Après la Commission européenne en juin 2009 ((1), c'est au tour de la Cour européenne des droits de l'Homme (CEDH) de remettre en cause la législation française en matière de droits à la retraite des pères fonctionnaires. Dans une décision du 11 février, la Haute Juridiction a en effet condamné la France pour avoir influé, par une loi rétroactive, sur le dénouement judiciaire d'un litige concernant la mise à la retraite anticipée d'un père fonctionnaire.

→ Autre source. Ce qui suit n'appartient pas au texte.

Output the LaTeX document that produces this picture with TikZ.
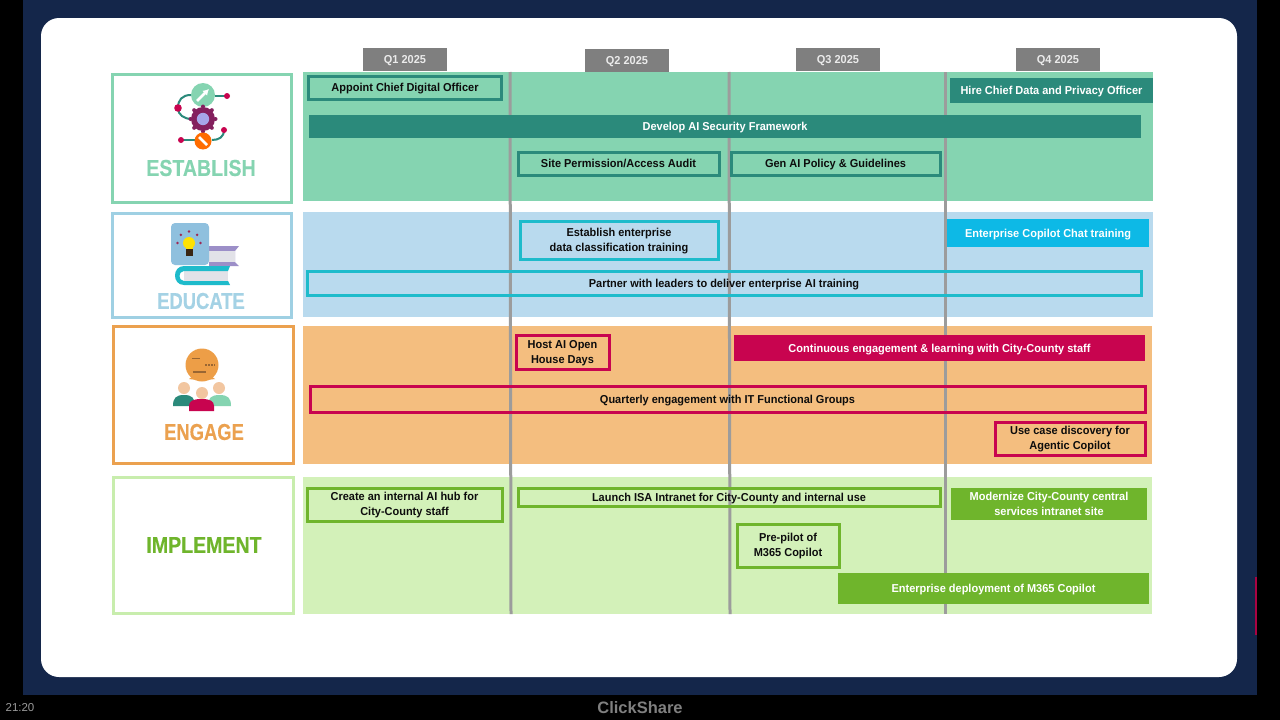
\documentclass[tikz,border=0pt]{standalone}
\usepackage{fontspec}
\usetikzlibrary{arrows.meta}
\setmainfont{Liberation Sans}
\newfontfamily\labelfont[FakeStretch=0.8,FakeBold=0.3]{Liberation Sans Bold}
\newfontfamily\widelabelfont[FakeStretch=0.85,FakeBold=0.3]{Liberation Sans Bold}
\newfontfamily\barfont[FakeStretch=0.955]{Liberation Sans Bold}
\definecolor{navybg}{HTML}{14264A}
\definecolor{estgreen}{HTML}{85D4B1}
\definecolor{estdark}{HTML}{2B8A7B}
\definecolor{edublue}{HTML}{B9DAEE}
\definecolor{eduline}{HTML}{9FD0E3}
\definecolor{educyan}{HTML}{1EBBCB}
\definecolor{edusky}{HTML}{0DB9E6}
\definecolor{engorange}{HTML}{F4BE7F}
\definecolor{engline}{HTML}{EBA14F}
\definecolor{engred}{HTML}{C8044F}
\definecolor{impgreen}{HTML}{D3F1B9}
\definecolor{impline}{HTML}{C8EDAD}
\definecolor{impdark}{HTML}{6FB52C}
\definecolor{qgray}{HTML}{7F7F7F}
\definecolor{rulegray}{HTML}{9C9C9C}
\definecolor{plum}{HTML}{84205E}
\definecolor{lilac}{HTML}{9C8FC8}
\definecolor{pagegray}{HTML}{E2E2E8}
\definecolor{cardblue}{HTML}{8FC0DE}
\definecolor{skintone}{HTML}{F2C6A0}
\tikzset{
    band/.style={inner sep=0pt, outer sep=0pt},
    rowbox/.style={draw, line width=3pt, fill=white, inner sep=0pt, outer sep=0pt},
    rowlabel/.style={font=\labelfont\fontsize{23}{26}\selectfont, inner sep=0pt},
    widelabel/.style={rowlabel, font=\widelabelfont\fontsize{23}{26}\selectfont},
    qbox/.style={fill=qgray, text=white!92!black, inner sep=0pt, outer sep=0pt, minimum height=23pt, minimum width=84pt, text height=8.5pt, text depth=0pt, font=\barfont\fontsize{11.5}{14}\selectfont},
    bar/.style={inner sep=0pt, outer sep=0pt, align=center, text depth=0pt, font=\barfont\fontsize{11.5}{15}\selectfont},
    oneline/.style={text height=8.5pt},
    lifted/.style={text depth=2pt},
    outbar/.style={bar, draw, line width=3pt, text=black!95},
    fillbar/.style={bar, text=white},
    gridline/.style={rulegray, line width=3pt},
    wire/.style={estdark, line width=2pt}
}
\begin{document}
\begin{tikzpicture}[x=1pt, y=-1pt]
    % Screen
    \fill[black] (0,0) rectangle (1280,720);
    \fill[navybg] (23,0) rectangle (1257,695);
    \fill[white, rounded corners=18pt] (41,18) rectangle (1237,677);
    \fill[engred!85!black] (1254.5,577) rectangle (1256.5,635);
    \node[text=gray!80!white, font=\fontsize{11.5}{14}\selectfont, inner sep=0pt] (clock) at (20,708) {21:20};
    \node[text=gray, font=\bfseries\fontsize{16.5}{18}\selectfont, inner sep=0pt] (brand) at (640,708) {ClickShare};

    % Row bands
    \node[band, fill=estgreen, minimum width=850pt, minimum height=129pt] (estband) at (728,136.5) {};
    \node[band, fill=edublue, minimum width=850pt, minimum height=105pt] (eduband) at (728,264.5) {};
    \node[band, fill=engorange, minimum width=849pt, minimum height=138pt] (engband) at (727.5,395) {};
    \node[band, fill=impgreen, minimum width=849pt, minimum height=137pt] (impband) at (727.5,545.5) {};

    % Row boxes
    \node[rowbox, draw=estgreen, minimum width=179pt, minimum height=128.5pt] (estbox) at (201.5,138.5) {};
    \node[rowbox, draw=eduline, minimum width=179pt, minimum height=104pt] (edubox) at (202,265) {};
    \node[rowbox, draw=engline, minimum width=180pt, minimum height=137pt] (engbox) at (203.5,395) {};
    \node[rowbox, draw=impline, minimum width=180pt, minimum height=136pt] (impbox) at (203.5,545.5) {};
    \node[widelabel, text=estgreen] (estlabel) at (201,168) {ESTABLISH};
    \node[rowlabel, text=eduline!80!edublue] (edulabel) at (201,301) {EDUCATE};
    \node[rowlabel, text=engline] (englabel) at (204,432) {ENGAGE};
    \node[widelabel, text=impdark] (implabel) at (204,545) {IMPLEMENT};

    % Establish icon
    \draw[wire] (191,95) .. controls (182,95) and (178,100) .. (178,108) .. controls (178,115) and (184,119) .. (192,119);
    \draw[wire] (215,96) -- (227,96);
    \draw[wire] (224,130) .. controls (224,137) and (219,140) .. (212,140);
    \draw[wire] (181,140) -- (195,140);
    \draw[wire] (203,130) -- (203,134);
    \fill[estgreen] (203,95) circle (12);
    \draw[white, line width=2.5pt, -{Latex[length=6pt,width=7pt]}] (197,101) -- (209,89);
    \fill[plum] (203,119) circle (12);
    \foreach \ang in {0,45,...,315} {
        \fill[plum] (203,119) ++(\ang:12.5) circle (2);
    }
    \fill[black!25!blue!35!white] (203,119) circle (6.2);
    \fill[orange!85!red] (203,141) circle (8.5);
    \draw[white, line width=2.5pt] (199,137) -- (207,145);
    \fill[engred] (227,96) circle (3);
    \fill[engred] (178,108) circle (3.8);
    \fill[engred] (224,130) circle (3);
    \fill[engred] (181,140) circle (3);

    % Educate icon
    \fill[lilac] (209,246) -- (239,246) -- (235,251) -- (235,262) -- (239,266) -- (209,266) -- cycle;
    \fill[pagegray] (209,251) rectangle (235,262);
    \fill[pagegray] (184,271) rectangle (228,281);
    \fill[educyan] (230,266) -- (184,266) .. controls (172,266) and (172,285) .. (184,285) -- (230,285) -- (228,281) -- (184,281) .. controls (178,281) and (178,271) .. (184,271) -- (228,271) -- cycle;
    \fill[cardblue, rounded corners=4pt] (171,223) rectangle (209,265);
    \fill[yellow!85!orange] (189,243) circle (6);
    \fill[yellow!85!orange] (186,246) rectangle (192.5,249);
    \fill[black!70!brown] (186,249) rectangle (192.5,256);
    \foreach \ang in {180,-135,-90,-45,0} {
        \fill[engred!70!black!85] (189,243) ++(\ang:11.5) circle (1.4);
    }

    % Engage icon
    \fill[engline!90!orange] (202,365) circle (16.5);
    \fill[engline!90!orange] (193,376) -- (189,379) -- (197,380) -- cycle;
    \fill[engline!90!orange] (211,376) -- (215,379) -- (207,380) -- cycle;
    \draw[brown!80!black, line width=1.5pt] (192,358.5) -- (200,358.5);
    \draw[brown!80!black, line width=1.5pt] (193,372) -- (206,372);
    \draw[brown!80!black, line width=1.5pt, dash pattern=on 1.5pt off 1.5pt] (205,365) -- (215,365);
    \fill[skintone] (184,388) circle (6);
    \fill[skintone] (219,388) circle (6);
    \fill[estdark] (173,406) .. controls (173,398) and (176,395) .. (184,395) .. controls (192,395) and (195,398) .. (195,406) -- cycle;
    \fill[estgreen] (208,406) .. controls (208,398) and (211,395) .. (219.5,395) .. controls (228,395) and (231,398) .. (231,406) -- cycle;
    \fill[skintone] (202,393) circle (6);
    \fill[engred] (189,411) -- (189,406) .. controls (189,401) and (193,399) .. (201.5,399) .. controls (210,399) and (214,401) .. (214,406) -- (214,411) -- cycle;

    % Quarter dividers
    \coordinate (q1top) at (510,72);
    \coordinate (q1end) at (511,614);
    \coordinate (q2top) at (729,72);
    \coordinate (q2end) at (730,614);
    \coordinate (q3top) at (945,72);
    \coordinate (q3end) at (945,614);
    \draw[gridline] (q1top) -- (q1end);
    \draw[gridline] (q2top) -- (q2end);
    \draw[gridline] (q3top) -- (q3end);

    % Quarter headers
    \node[qbox] (q1) at (405,59.5) {Q1 2025};
    \node[qbox] (q2) at (627,60.5) {Q2 2025};
    \node[qbox] (q3) at (838,59.5) {Q3 2025};
    \node[qbox] (q4) at (1058,59.5) {Q4 2025};

    % Establish bars
    \node[outbar, oneline, draw=estdark, minimum width=193pt, minimum height=23pt] (officer) at (405,87.5) {Appoint Chief Digital Officer};
    \node[fillbar, oneline, fill=estdark, minimum width=203pt, minimum height=25pt] (privacy) at (1051.5,90.5) {Hire Chief Data and Privacy Officer};
    \node[fillbar, oneline, fill=estdark, minimum width=832pt, minimum height=23pt] (security) at (725,126.5) {Develop AI Security Framework};
    \node[outbar, oneline, draw=estdark, minimum width=201pt, minimum height=23pt] (audit) at (618.5,163.5) {Site Permission/Access Audit};
    \node[outbar, oneline, draw=estdark, minimum width=209pt, minimum height=23pt] (policy) at (835.5,163.5) {Gen AI Policy \& Guidelines};

    % Educate bars
    \node[outbar, draw=educyan, minimum width=198pt, minimum height=38pt] (classify) at (619,240) {Establish enterprise\\data classification training};
    \node[fillbar, oneline, fill=edusky, minimum width=202pt, minimum height=28pt] (chat) at (1048,233) {Enterprise Copilot Chat training};
    \node[outbar, oneline, draw=educyan, minimum width=834pt, minimum height=24pt] (leaders) at (724,283) {Partner with leaders to deliver enterprise AI training};

    % Engage bars
    \node[outbar, draw=engred, minimum width=93pt, minimum height=34pt] (openhouse) at (562.5,352) {Host AI Open\\House Days};
    \node[fillbar, oneline, fill=engred, minimum width=411pt, minimum height=26pt] (learning) at (939.5,348) {Continuous engagement \& learning with City-County staff};
    \node[outbar, oneline, draw=engred, minimum width=835pt, minimum height=26pt] (quarterly) at (727.5,399) {Quarterly engagement with IT Functional Groups};
    \node[outbar, lifted, draw=engred, minimum width=150pt, minimum height=33pt] (usecase) at (1070,438.5) {Use case discovery for\\Agentic Copilot};

    % Implement bars
    \node[outbar, lifted, draw=impdark, minimum width=195pt, minimum height=33pt] (aihub) at (404.5,504.5) {Create an internal AI hub for\\City-County staff};
    \node[outbar, oneline, draw=impdark, minimum width=422pt, minimum height=18pt] (intranet) at (729,497) {Launch ISA Intranet for City-County and internal use};
    \node[fillbar, fill=impdark, minimum width=196pt, minimum height=32pt] (central) at (1049,504) {Modernize City-County central\\services intranet site};
    \node[outbar, lifted, draw=impdark, minimum width=102pt, minimum height=43pt] (prepilot) at (788,545.5) {Pre-pilot of\\M365 Copilot};
    \node[fillbar, oneline, fill=impdark, minimum width=311pt, minimum height=31pt] (deploy) at (993.5,588.5) {Enterprise deployment of M365 Copilot};
\end{tikzpicture}
\end{document}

Dans cette affaire, un fonctionnaire a demandé, en janvier 2004, à partir en retraite anticipée du fait qu'il était le père de trois enfants qu'il avait élevés. Pour justifier sa demande, il s'est prévalu de l'arrêt « Griesmar » rendu le 29 novembre 2001 par la Cour de justice des communautés européennes (2). Cet arrêt, dont la solution a été reprise en 2002 par le Conseil d'Etat (3), avait déclaré les dispositions de l'article L. 24 du code des pensions civiles et militaires de retraite contraires au principe d'égalité de rémunération entre hommes et femmes dans la mesure où elles réservaient aux femmes l'octroi d'une bonification de durée d'assurance vieillesse de un an par enfant, leur permettant ainsi de partir en retraite anticipée au bout de 15 ans de services effectifs. Sa caisse de retraite a toutefois refusé sa demande le 5 avril 2004 au motif que, selon la législation en vigueur, seul un agent féminin mère de trois enfants pouvait ainsi bénéficier d'une retraite anticipée. Le fonctionnaire a alors saisi, le 14 avril 2004, le juge administratif pour faire annuler cette décision. Mais son recours est resté vain car, entre-temps, une nouvelle loi rétroactive du 30 décembre 2004 - s'appliquant donc à toutes les demandes en cours devant les tribunaux - a modifié la législation en sa défaveur. Si cette loi pose le principe du droit à une retraite anticipée tant pour les femmes que pour les hommes, elle laisse toutefois subsister une différence importante. En effet, elle dispose que les fonctionnaires ne peuvent bénéficier de la bonification de durée d'assurance pour enfant qu'à la condition d'avoir interrompu leur activité pendant deux mois après la naissance de leur enfant. Condition qui, dans les faits, est automatiquement remplie par les femmes mais tout à fait exceptionnellement par les hommes.
Saisie en 2006 par le fonctionnaire, la Cour européenne des droits de l'Homme considère qu'il y a bien eu violation du droit au procès équitable car le requérant ne pouvait pas savoir que le tribunal ferait application d'une nouvelle loi et construire sa défense en conséquence. Par ailleurs, la Cour estime que « le but poursuivi par cette nouvelle disposition vise à réduire le nombre de mises à la retraite anticipée et ainsi préserver le seul intérêt financier de l'Etat en diminuant le nombre des pensions versées aux fonctionnaires ». Or « le seul intérêt financier de l'Etat ne permet pas de justifier l'intervention d'une loi rétroactive », rappelle la Cour, qui condamne l'Etat français à verser au fonctionnaire lésé la somme de 37 400 € tous préjudices confondus.